Raw data:

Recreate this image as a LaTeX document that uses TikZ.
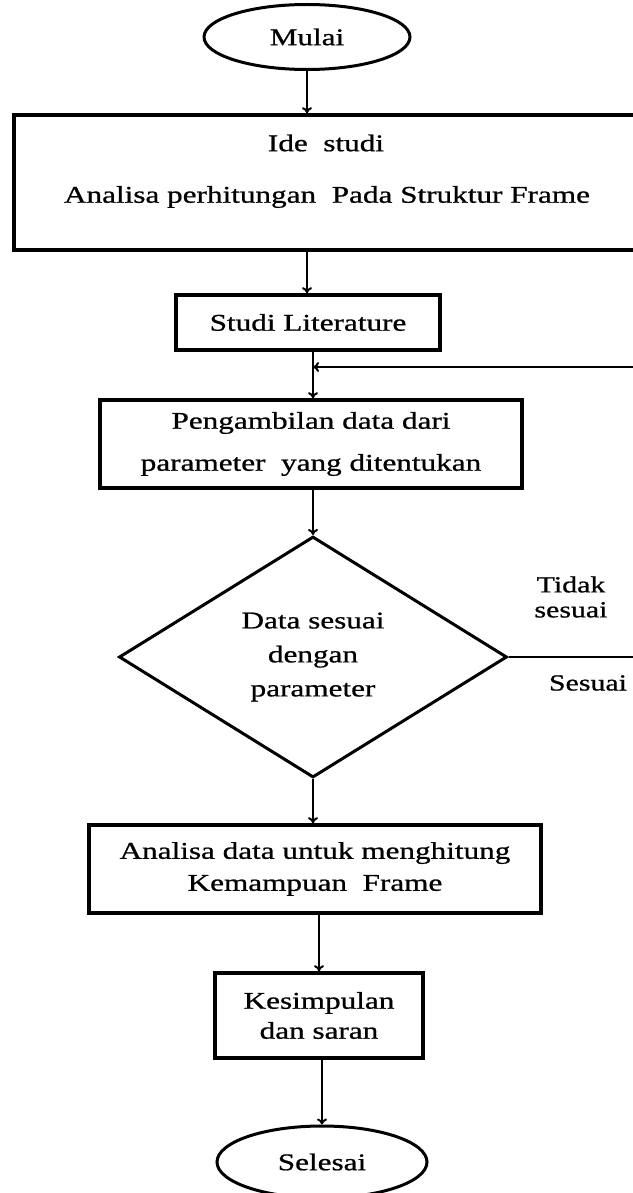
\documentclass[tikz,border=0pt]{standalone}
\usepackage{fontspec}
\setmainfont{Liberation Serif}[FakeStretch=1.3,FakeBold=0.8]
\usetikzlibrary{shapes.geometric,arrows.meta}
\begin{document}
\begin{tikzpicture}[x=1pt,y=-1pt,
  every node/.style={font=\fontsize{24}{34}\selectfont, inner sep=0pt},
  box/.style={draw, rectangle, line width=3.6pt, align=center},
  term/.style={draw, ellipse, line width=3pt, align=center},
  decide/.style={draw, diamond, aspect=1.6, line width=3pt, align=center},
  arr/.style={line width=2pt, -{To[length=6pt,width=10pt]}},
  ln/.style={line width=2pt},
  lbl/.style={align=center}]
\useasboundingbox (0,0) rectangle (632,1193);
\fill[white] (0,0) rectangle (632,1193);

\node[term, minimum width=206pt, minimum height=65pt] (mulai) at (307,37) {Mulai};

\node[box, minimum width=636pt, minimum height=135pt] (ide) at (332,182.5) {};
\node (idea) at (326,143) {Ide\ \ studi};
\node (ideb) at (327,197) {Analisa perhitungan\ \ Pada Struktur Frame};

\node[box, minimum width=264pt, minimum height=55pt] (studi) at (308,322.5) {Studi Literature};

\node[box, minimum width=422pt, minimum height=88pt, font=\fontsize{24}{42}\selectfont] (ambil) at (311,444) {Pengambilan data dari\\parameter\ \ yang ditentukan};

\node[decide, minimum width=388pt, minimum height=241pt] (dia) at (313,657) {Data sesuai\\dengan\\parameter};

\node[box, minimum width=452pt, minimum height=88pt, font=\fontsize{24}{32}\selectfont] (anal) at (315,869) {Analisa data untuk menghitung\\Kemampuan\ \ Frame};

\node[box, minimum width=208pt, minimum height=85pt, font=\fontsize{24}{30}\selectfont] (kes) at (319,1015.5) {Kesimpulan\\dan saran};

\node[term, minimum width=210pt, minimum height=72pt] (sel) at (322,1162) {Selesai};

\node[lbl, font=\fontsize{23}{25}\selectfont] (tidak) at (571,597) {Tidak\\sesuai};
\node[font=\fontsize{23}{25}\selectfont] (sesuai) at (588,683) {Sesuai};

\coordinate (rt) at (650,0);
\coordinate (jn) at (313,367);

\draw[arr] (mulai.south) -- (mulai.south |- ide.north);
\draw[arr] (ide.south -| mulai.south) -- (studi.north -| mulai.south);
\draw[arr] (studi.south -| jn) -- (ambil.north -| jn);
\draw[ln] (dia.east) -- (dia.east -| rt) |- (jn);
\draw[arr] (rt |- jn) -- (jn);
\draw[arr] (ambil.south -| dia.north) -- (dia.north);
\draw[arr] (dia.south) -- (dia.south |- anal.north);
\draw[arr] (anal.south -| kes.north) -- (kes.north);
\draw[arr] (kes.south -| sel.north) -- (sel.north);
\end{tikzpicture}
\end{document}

Exercise goal: Repeat the data exactly, dropping every picture it holds.

Exercise output:
Recreate this image as a LaTeX document that uses TikZ.
\documentclass[tikz,border=0pt]{standalone}
\usepackage{fontspec}
\setmainfont{Liberation Serif}[FakeStretch=1.3,FakeBold=0.8]
\usetikzlibrary{shapes.geometric,arrows.meta}
\begin{document}
\begin{tikzpicture}[x=1pt,y=-1pt,
  every node/.style={font=\fontsize{24}{34}\selectfont, inner sep=0pt},
  box/.style={draw, rectangle, line width=3.6pt, align=center},
  term/.style={draw, ellipse, line width=3pt, align=center},
  decide/.style={draw, diamond, aspect=1.6, line width=3pt, align=center},
  arr/.style={line width=2pt, -{To[length=6pt,width=10pt]}},
  ln/.style={line width=2pt},
  lbl/.style={align=center}]
\useasboundingbox (0,0) rectangle (632,1193);
\fill[white] (0,0) rectangle (632,1193);

\node[term, minimum width=206pt, minimum height=65pt] (mulai) at (307,37) {Mulai};

\node[box, minimum width=636pt, minimum height=135pt] (ide) at (332,182.5) {};
\node (idea) at (326,143) {Ide\ \ studi};
\node (ideb) at (327,197) {Analisa perhitungan\ \ Pada Struktur Frame};

\node[box, minimum width=264pt, minimum height=55pt] (studi) at (308,322.5) {Studi Literature};

\node[box, minimum width=422pt, minimum height=88pt, font=\fontsize{24}{42}\selectfont] (ambil) at (311,444) {Pengambilan data dari\\parameter\ \ yang ditentukan};

\node[decide, minimum width=388pt, minimum height=241pt] (dia) at (313,657) {Data sesuai\\dengan\\parameter};

\node[box, minimum width=452pt, minimum height=88pt, font=\fontsize{24}{32}\selectfont] (anal) at (315,869) {Analisa data untuk menghitung\\Kemampuan\ \ Frame};

\node[box, minimum width=208pt, minimum height=85pt, font=\fontsize{24}{30}\selectfont] (kes) at (319,1015.5) {Kesimpulan\\dan saran};

\node[term, minimum width=210pt, minimum height=72pt] (sel) at (322,1162) {Selesai};

\node[lbl, font=\fontsize{23}{25}\selectfont] (tidak) at (571,597) {Tidak\\sesuai};
\node[font=\fontsize{23}{25}\selectfont] (sesuai) at (588,683) {Sesuai};

\coordinate (rt) at (650,0);
\coordinate (jn) at (313,367);

\draw[arr] (mulai.south) -- (mulai.south |- ide.north);
\draw[arr] (ide.south -| mulai.south) -- (studi.north -| mulai.south);
\draw[arr] (studi.south -| jn) -- (ambil.north -| jn);
\draw[ln] (dia.east) -- (dia.east -| rt) |- (jn);
\draw[arr] (rt |- jn) -- (jn);
\draw[arr] (ambil.south -| dia.north) -- (dia.north);
\draw[arr] (dia.south) -- (dia.south |- anal.north);
\draw[arr] (anal.south -| kes.north) -- (kes.north);
\draw[arr] (kes.south -| sel.north) -- (sel.north);
\end{tikzpicture}
\end{document}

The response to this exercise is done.